Familicide in Melbourne, Australia

The Society Murders is the name given to the 4 April 2002 parricide of husband and wife millionaire socialites Margaret Mary Wales-King, 69, and husband, Paul Aloysius King, 75, in Melbourne, Victoria, Australia, by Wales-King's 34-year-old son, Matthew Robert Wales. News media throughout Australia covered the crime and subsequent trial, which later became the subject of a book and a television film.

==Double murder==
On 4 April 2002, the victims, Margaret Wales-King and her second husband, Paul King, attended the Glen Iris home of Wales-King's youngest son Matthew Wales, a former hairdresser, and his Chilean-born wife Maritza Wales for dinner. That evening, Wales made, then drugged, their vegetable soup with crushed tablets stolen from his mother to make them drowsy.

He then killed his mother and stepfather as they left the house by clubbing them to the back of the neck. After hiding the bodies in the front yard he then abandoned their car in Middle Park. After renting a trailer with his credit card, he wrapped them in doona covers and hid the bodies in his garage for two days. While searching for a bush burial site, he purchased a map and petrol on his credit card too.

The couple was initially reported missing to Malvern Police by Wales-King's daughter on 8 April, and on 10 April, their vehicle was found. On 29 April, park rangers discovered the shallow grave in bushland near Marysville, Victoria. The two were buried one on top of the other with King lain above Wales-King. Autopsies indicated that the couple had been clubbed and also strangled.

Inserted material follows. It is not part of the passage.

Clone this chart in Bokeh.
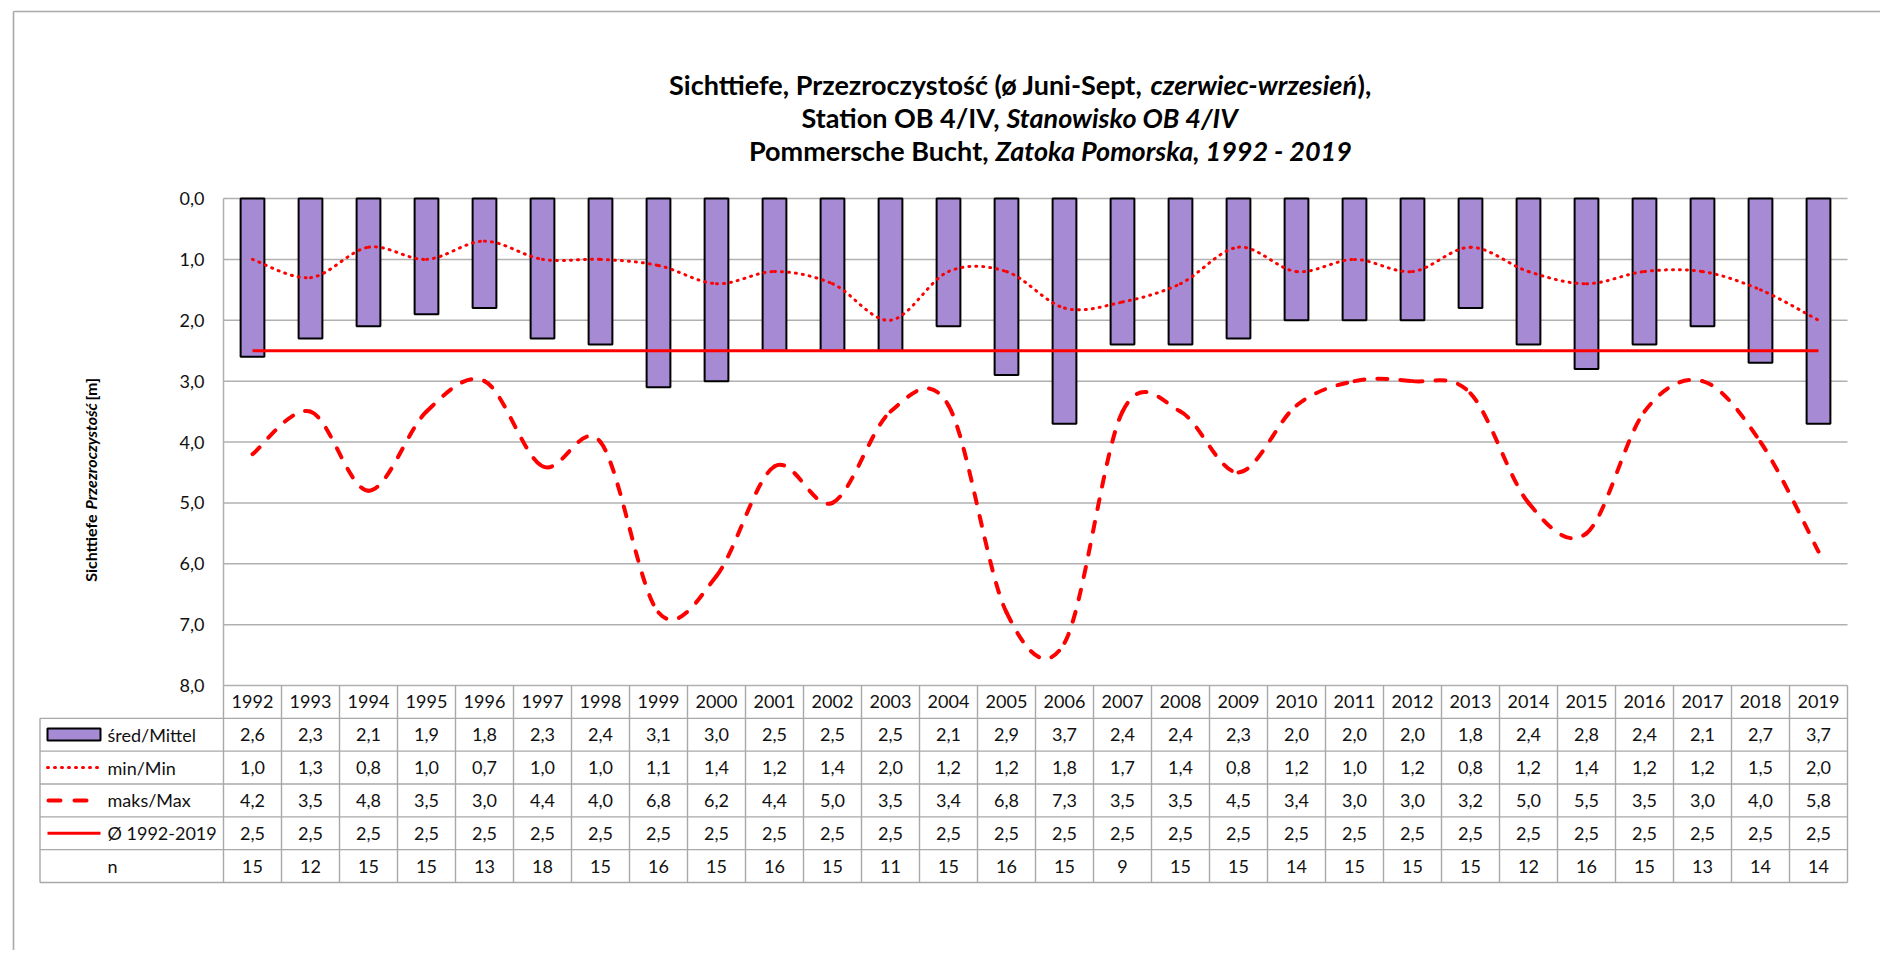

===Confession and arrest===
Wales's erratic behaviour drew the attention of both his family and investigators, especially given that he did not initially mention to his family that the couple had visited him the night they disappeared. On 11 May, after confessing to police, Wales was charged with the murders. He mentioned burying his mother lower than his stepfather in order to diminish her domineering character. He also told police that King was killed because "he blamed him for his parents' separation". His wife was charged with being an accessory after the fact to both the alleged murders. Wales had participated at the couple's funeral just three days earlier (seated away from his four older siblings) and was photographed weeping and embracing his elder brother.

===Trial===
At the Victorian Supreme Court, Wales pleaded guilty and was convicted of the murders. He was sentenced to 30 years' imprisonment with a non-parole period of 24 years. The trial judge found Wales, partly due to his low IQ, murdered the couple because he resented his mother, particularly when using her wealth to manipulate him. His wife pleaded guilty to attempting to pervert the course of justice and received a two-year suspended sentence. She was found not to have played any part in the actual murders.

==In popular culture==

===Book===
In 2003, Melbourne barrister Hilary Bonney wrote a book about the murder, The Society Murders: The True Story of the Wales-King Murders. The book was written without co-operation from the Wales-King family and was based largely on court evidence and police documents.

===Television film===
The book was later adapted as a 2006 television film, The Society Murders for Network Ten, written by Greg Haddrick and Kylie Needham for the production company Screentime.

====Cast====
- Georgie Parker as Emma Connell
- Alex Dimitriades as Robert Nazaretian
- Matthew Le Nevez as Matthew Wales
- Nicholas Eadie as Damian Wales
- Daniela Farinacci as Maritza Wales
- Asher Keddie as Prue Reed
- Terry Norris as Paul King
- Julia Blake as Margaret Wales-King
- Heather Mitchell as Sally Honan
- Mark Raffety as Damian Honan
- Neil Pigot as DS Steve Waddell
- Robert Menzies as Paul Gallbally
- Robert Grubb as Phil Dunn QC

===Documentary episode===
The story was also examined on the episode "The Enemy Within" of the series Behind Mansion Walls presented on Investigation Discovery.